-- START OF Data provided --

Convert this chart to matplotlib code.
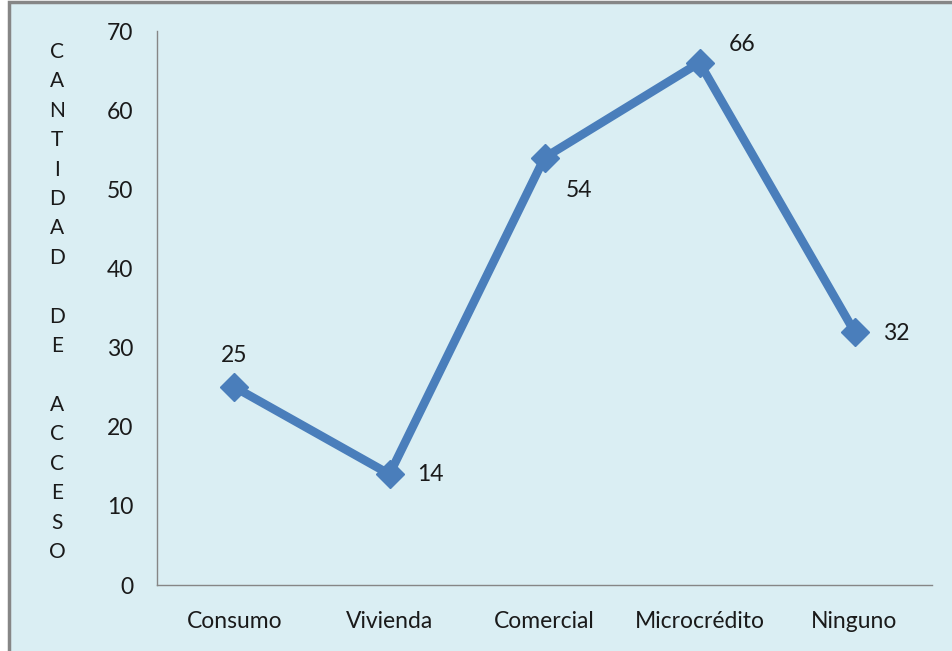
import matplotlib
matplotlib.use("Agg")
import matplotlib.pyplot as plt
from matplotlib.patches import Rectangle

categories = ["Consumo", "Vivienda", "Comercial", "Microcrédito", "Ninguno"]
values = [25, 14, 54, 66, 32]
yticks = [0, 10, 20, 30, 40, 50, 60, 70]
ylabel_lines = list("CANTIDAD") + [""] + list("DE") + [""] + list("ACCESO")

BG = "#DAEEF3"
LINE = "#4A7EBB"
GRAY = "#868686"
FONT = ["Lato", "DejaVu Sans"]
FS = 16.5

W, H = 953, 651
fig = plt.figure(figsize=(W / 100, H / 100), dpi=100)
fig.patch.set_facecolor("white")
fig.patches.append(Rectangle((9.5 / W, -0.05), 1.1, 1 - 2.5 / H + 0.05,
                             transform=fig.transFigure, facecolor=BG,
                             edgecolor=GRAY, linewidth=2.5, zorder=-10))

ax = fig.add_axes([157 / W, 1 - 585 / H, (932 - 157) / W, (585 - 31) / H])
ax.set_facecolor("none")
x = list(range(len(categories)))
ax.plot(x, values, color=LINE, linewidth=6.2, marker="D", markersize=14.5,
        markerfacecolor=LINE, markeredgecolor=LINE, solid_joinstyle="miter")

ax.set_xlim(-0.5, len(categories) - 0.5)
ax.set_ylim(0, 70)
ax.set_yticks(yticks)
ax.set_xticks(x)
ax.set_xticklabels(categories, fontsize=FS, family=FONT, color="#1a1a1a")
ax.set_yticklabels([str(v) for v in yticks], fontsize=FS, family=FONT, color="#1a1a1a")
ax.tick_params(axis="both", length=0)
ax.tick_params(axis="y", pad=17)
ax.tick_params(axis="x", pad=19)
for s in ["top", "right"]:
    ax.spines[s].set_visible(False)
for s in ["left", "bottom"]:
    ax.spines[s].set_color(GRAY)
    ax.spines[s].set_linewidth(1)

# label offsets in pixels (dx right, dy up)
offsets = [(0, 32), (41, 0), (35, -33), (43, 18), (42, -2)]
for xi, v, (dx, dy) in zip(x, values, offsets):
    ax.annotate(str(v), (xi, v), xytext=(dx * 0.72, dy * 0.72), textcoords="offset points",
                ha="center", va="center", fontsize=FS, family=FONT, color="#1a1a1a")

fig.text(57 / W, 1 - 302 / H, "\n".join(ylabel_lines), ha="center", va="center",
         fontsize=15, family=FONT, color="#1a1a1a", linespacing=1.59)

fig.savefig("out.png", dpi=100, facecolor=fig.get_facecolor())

-- END OF Data provided --
-- START OF Data provided --

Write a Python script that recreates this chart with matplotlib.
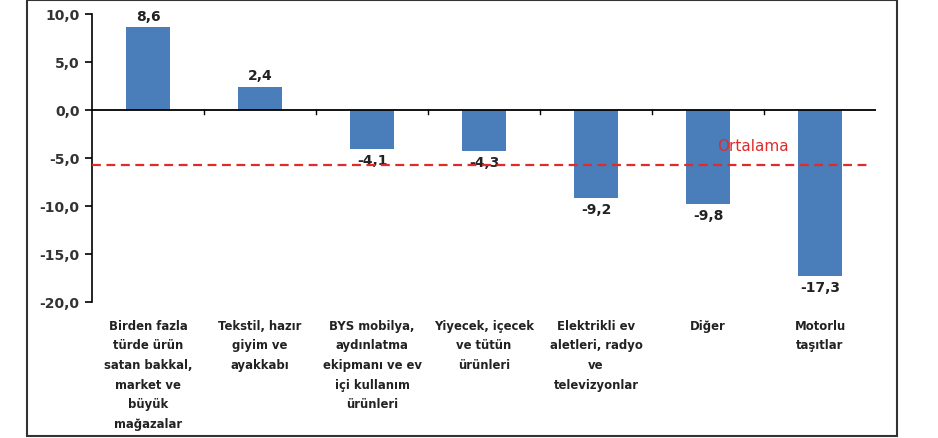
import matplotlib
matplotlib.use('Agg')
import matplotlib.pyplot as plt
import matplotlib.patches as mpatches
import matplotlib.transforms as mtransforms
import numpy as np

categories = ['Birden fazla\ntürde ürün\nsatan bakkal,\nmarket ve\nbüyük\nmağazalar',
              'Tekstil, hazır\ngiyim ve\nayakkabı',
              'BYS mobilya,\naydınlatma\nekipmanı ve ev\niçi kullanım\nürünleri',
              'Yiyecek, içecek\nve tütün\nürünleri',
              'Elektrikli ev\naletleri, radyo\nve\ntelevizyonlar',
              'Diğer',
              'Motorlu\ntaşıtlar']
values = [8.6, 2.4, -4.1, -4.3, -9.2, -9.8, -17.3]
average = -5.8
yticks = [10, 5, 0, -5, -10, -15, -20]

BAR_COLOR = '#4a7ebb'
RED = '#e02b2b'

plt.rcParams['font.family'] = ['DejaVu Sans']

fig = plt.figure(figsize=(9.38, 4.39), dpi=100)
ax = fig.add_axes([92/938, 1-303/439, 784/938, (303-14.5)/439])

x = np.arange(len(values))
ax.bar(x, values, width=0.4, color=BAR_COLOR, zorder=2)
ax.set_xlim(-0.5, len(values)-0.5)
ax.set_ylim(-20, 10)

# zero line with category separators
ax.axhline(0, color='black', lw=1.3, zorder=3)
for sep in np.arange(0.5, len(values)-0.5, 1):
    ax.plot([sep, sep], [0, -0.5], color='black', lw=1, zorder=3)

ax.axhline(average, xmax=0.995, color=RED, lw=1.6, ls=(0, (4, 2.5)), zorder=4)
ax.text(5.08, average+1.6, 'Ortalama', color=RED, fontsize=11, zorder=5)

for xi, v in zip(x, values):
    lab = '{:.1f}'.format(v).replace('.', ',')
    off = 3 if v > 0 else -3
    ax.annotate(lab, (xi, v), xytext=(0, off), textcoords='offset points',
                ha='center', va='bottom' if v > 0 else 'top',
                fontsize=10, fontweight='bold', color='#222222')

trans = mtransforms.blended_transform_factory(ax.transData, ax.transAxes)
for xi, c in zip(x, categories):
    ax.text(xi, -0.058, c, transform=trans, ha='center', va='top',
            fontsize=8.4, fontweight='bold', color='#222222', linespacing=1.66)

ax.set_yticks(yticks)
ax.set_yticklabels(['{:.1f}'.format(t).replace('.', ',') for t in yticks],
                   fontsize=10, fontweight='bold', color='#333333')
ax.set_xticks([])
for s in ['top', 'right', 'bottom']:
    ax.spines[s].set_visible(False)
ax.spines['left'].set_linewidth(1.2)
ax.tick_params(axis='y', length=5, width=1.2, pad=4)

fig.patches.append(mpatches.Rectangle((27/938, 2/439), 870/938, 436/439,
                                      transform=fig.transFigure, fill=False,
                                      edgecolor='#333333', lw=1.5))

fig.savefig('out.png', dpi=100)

-- END OF Data provided --

Give again, exactly as written above, every line from the one holding "Write a Python" to the one holding "fontsize=10, fontweight='bold', color='#222222')", with both ends kept and the pictures left out.

Write a Python script that recreates this chart with matplotlib.
import matplotlib
matplotlib.use('Agg')
import matplotlib.pyplot as plt
import matplotlib.patches as mpatches
import matplotlib.transforms as mtransforms
import numpy as np

categories = ['Birden fazla\ntürde ürün\nsatan bakkal,\nmarket ve\nbüyük\nmağazalar',
              'Tekstil, hazır\ngiyim ve\nayakkabı',
              'BYS mobilya,\naydınlatma\nekipmanı ve ev\niçi kullanım\nürünleri',
              'Yiyecek, içecek\nve tütün\nürünleri',
              'Elektrikli ev\naletleri, radyo\nve\ntelevizyonlar',
              'Diğer',
              'Motorlu\ntaşıtlar']
values = [8.6, 2.4, -4.1, -4.3, -9.2, -9.8, -17.3]
average = -5.8
yticks = [10, 5, 0, -5, -10, -15, -20]

BAR_COLOR = '#4a7ebb'
RED = '#e02b2b'

plt.rcParams['font.family'] = ['DejaVu Sans']

fig = plt.figure(figsize=(9.38, 4.39), dpi=100)
ax = fig.add_axes([92/938, 1-303/439, 784/938, (303-14.5)/439])

x = np.arange(len(values))
ax.bar(x, values, width=0.4, color=BAR_COLOR, zorder=2)
ax.set_xlim(-0.5, len(values)-0.5)
ax.set_ylim(-20, 10)

# zero line with category separators
ax.axhline(0, color='black', lw=1.3, zorder=3)
for sep in np.arange(0.5, len(values)-0.5, 1):
    ax.plot([sep, sep], [0, -0.5], color='black', lw=1, zorder=3)

ax.axhline(average, xmax=0.995, color=RED, lw=1.6, ls=(0, (4, 2.5)), zorder=4)
ax.text(5.08, average+1.6, 'Ortalama', color=RED, fontsize=11, zorder=5)

for xi, v in zip(x, values):
    lab = '{:.1f}'.format(v).replace('.', ',')
    off = 3 if v > 0 else -3
    ax.annotate(lab, (xi, v), xytext=(0, off), textcoords='offset points',
                ha='center', va='bottom' if v > 0 else 'top',
                fontsize=10, fontweight='bold', color='#222222')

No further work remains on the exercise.